For the tax suspension to take effect, it would need approval by the U.S. Congress and would require backing from some Democratic senators to become law. The proposal follows a pattern in which the federal gasoline tax has historically been suspended during energy shocks, most recently in 2022 after Russia’s invasion of Ukraine pushed U.S. gasoline prices to record highs. Then-President Joe Biden supported the idea, but it did not pass Congress.
Some states have suspended the tax at the state level, but the federal tax has never been suspended nationwide.
The move comes as Americans face rising fuel costs linked to the conflict in the Middle East. Shipping through the Hormuz Strait—a chokepoint accounting for about one-fifth of global oil consumption—has been severely disrupted for more than two months, pushing crude prices above $100 per barrel.

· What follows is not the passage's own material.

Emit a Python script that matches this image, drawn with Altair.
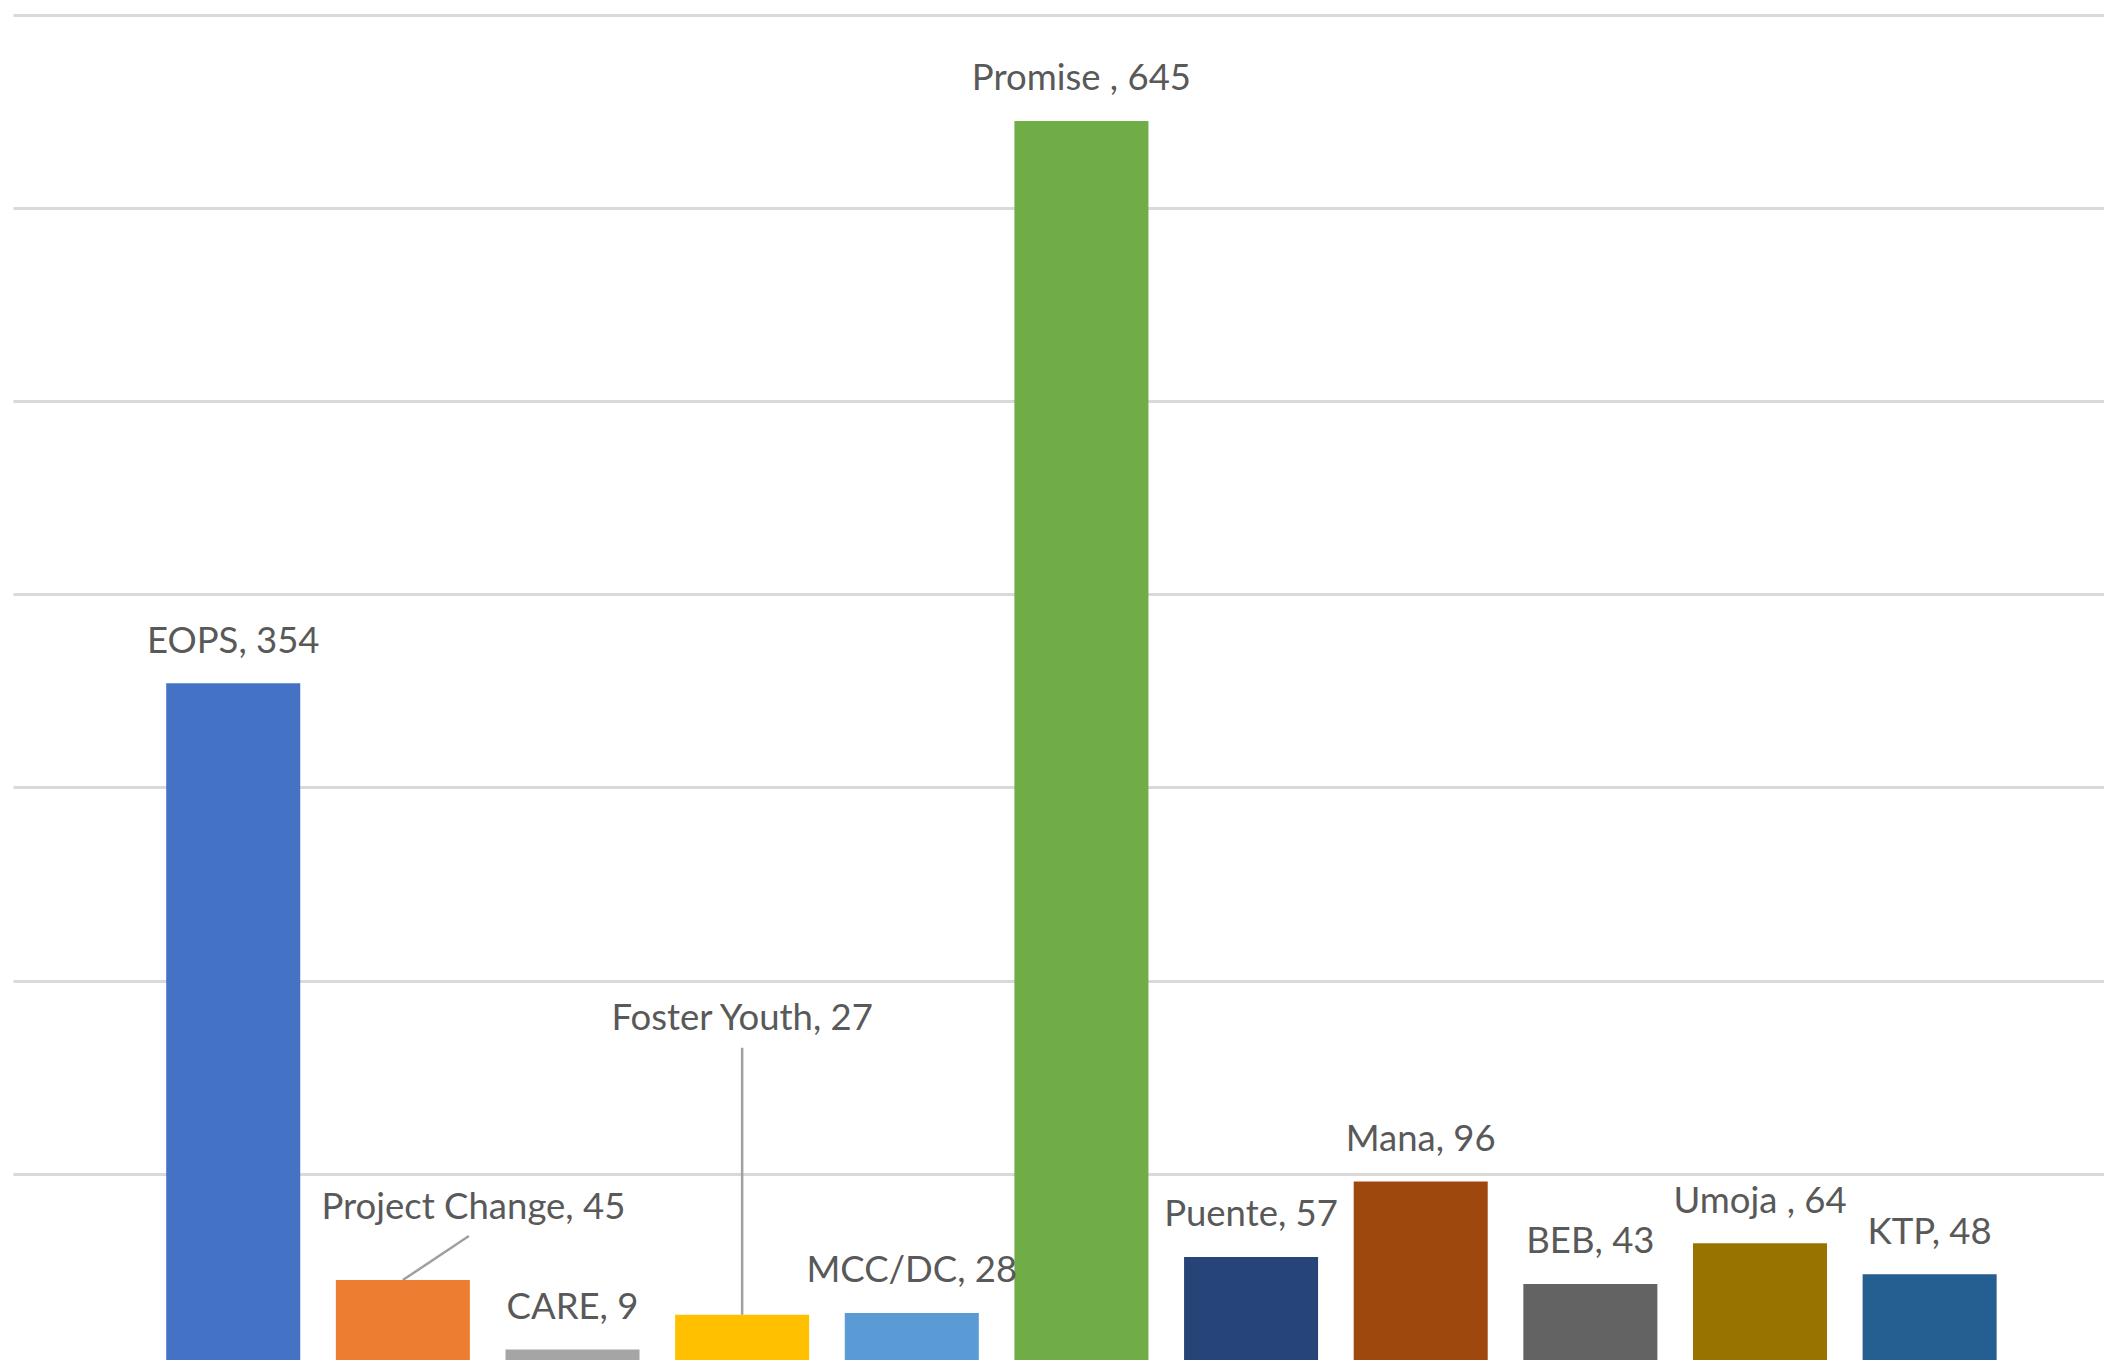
import altair as alt
import pandas as pd

categories = ["EOPS", "Project Change", "CARE", "Foster Youth", "MCC/DC", "Promise ",
              "Puente", "Mana", "BEB", "Umoja ", "KTP"]
values = [354, 45, 9, 27, 28, 645, 57, 96, 43, 64, 48]
colors = ["#4472C4", "#ED7D31", "#A5A5A5", "#FFC000", "#5B9BD5", "#70AD47",
          "#264478", "#9E480E", "#636363", "#997300", "#255E91"]
gridlines = [100, 200, 300, 400, 500, 600, 700]

df = pd.DataFrame({"program": categories, "count": values})
df["label"] = df["program"] + ", " + df["count"].astype(str)

x_enc = alt.X("program:N", sort=categories,
              scale=alt.Scale(paddingInner=0.21, paddingOuter=0.768, align=0.588),
              axis=None)
y_enc = alt.Y("count:Q",
              scale=alt.Scale(domain=[0, 703.5], nice=False, zero=True),
              axis=alt.Axis(values=gridlines, grid=True, gridColor="#D9D9D9", gridWidth=3,
                            labels=False, ticks=False, domain=False, title=None,
                            minExtent=0, maxExtent=0))

base = alt.Chart(df)

bars = base.mark_bar().encode(
    x=x_enc, y=y_enc,
    color=alt.Color("program:N", scale=alt.Scale(domain=categories, range=colors), legend=None),
)

text_style = dict(font="Lato", fontSize=36.5, color="#595959", baseline="alphabetic", align="center")

normal_labels = base.transform_filter(
    "datum.program != 'Project Change' && datum.program != 'Foster Youth'"
).mark_text(dy=-30.6, **text_style).encode(x=x_enc, y=y_enc, text="label:N")

pc_label = base.transform_filter("datum.program == 'Project Change'").mark_text(
    dx=70.5, dy=-60.7, **text_style).encode(x=x_enc, y=y_enc, text="label:N")

fy_label = base.transform_filter("datum.program == 'Foster Youth'").mark_text(
    dy=-285, **text_style).encode(x=x_enc, y=y_enc, text="label:N")

fy_line = base.transform_filter("datum.program == 'Foster Youth'").mark_rule(
    color="#A0A0A0", strokeWidth=2.5, y2Offset=-267).encode(
    x=x_enc, y=y_enc, y2=alt.Y2("count:Q"))

pc_line = base.transform_filter("datum.program == 'Project Change'").mark_rule(
    color="#A0A0A0", strokeWidth=2.5, x2Offset=66, y2Offset=-44).encode(
    x=x_enc, y=y_enc, x2=alt.X2("program"), y2=alt.Y2("count:Q"))

chart = alt.layer(bars, fy_line, pc_line, normal_labels, pc_label, fy_label).properties(
    width=2091, height=1359,
    padding={"left": 5, "top": 0, "right": 0, "bottom": 0},
    background="white",
).configure_view(strokeWidth=0)

chart.save("out.html", embed_options={"renderer": "svg", "actions": False})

Since the conflict began in late February, average U.S. gasoline prices have risen more than 50%, to about $4.52 per gallon. Diesel prices have climbed to around $5.64 per gallon.
To ease price pressures, Trump has released record volumes of oil from the Strategic Petroleum Reserve and relaxed certain shipping and environmental rules affecting fuels. The Energy Secretary said the administration supports any measure that could reduce retail gasoline prices and lower costs for Americans.
Analysts from the Committee for a Responsible Federal Budget (CRFB) estimate the federal gasoline tax yields about $30 billion annually for the U.S. budget. Suspending the tax for three months could reduce revenue by roughly $7 billion. Most federal gasoline tax receipts fund the Highway Trust Fund, which pays for roads, bridges, and public transit.
Bob McNally, founder of Rapidan Energy Group, said suspending the federal gas tax would only modestly help consumers if Hormuz’s oil shipments have not resumed. “The measure can only slow the pace of gasoline price increases, and the real impact on consumers would be limited,” he said.
The proposal also comes as analysts warn that gasoline and diesel prices could hit record levels in the coming weeks. On Monday, S&P Global Energy warned of a potential market crisis, citing expectations that global demand for refined products such as gasoline and diesel will fall sharply from the 2007–2009 Great Recession.
S&P Global Energy’s refinery throughput forecast indicates a significant decline in global crude processing in Q2 and Q3 year-over-year, which could keep pressure on fuel prices and reduce demand for refined products. Karim Fawaz, CEO of Fuel & Refining at S&P Global Energy, cautioned that many markets may soon have to curb fuel consumption.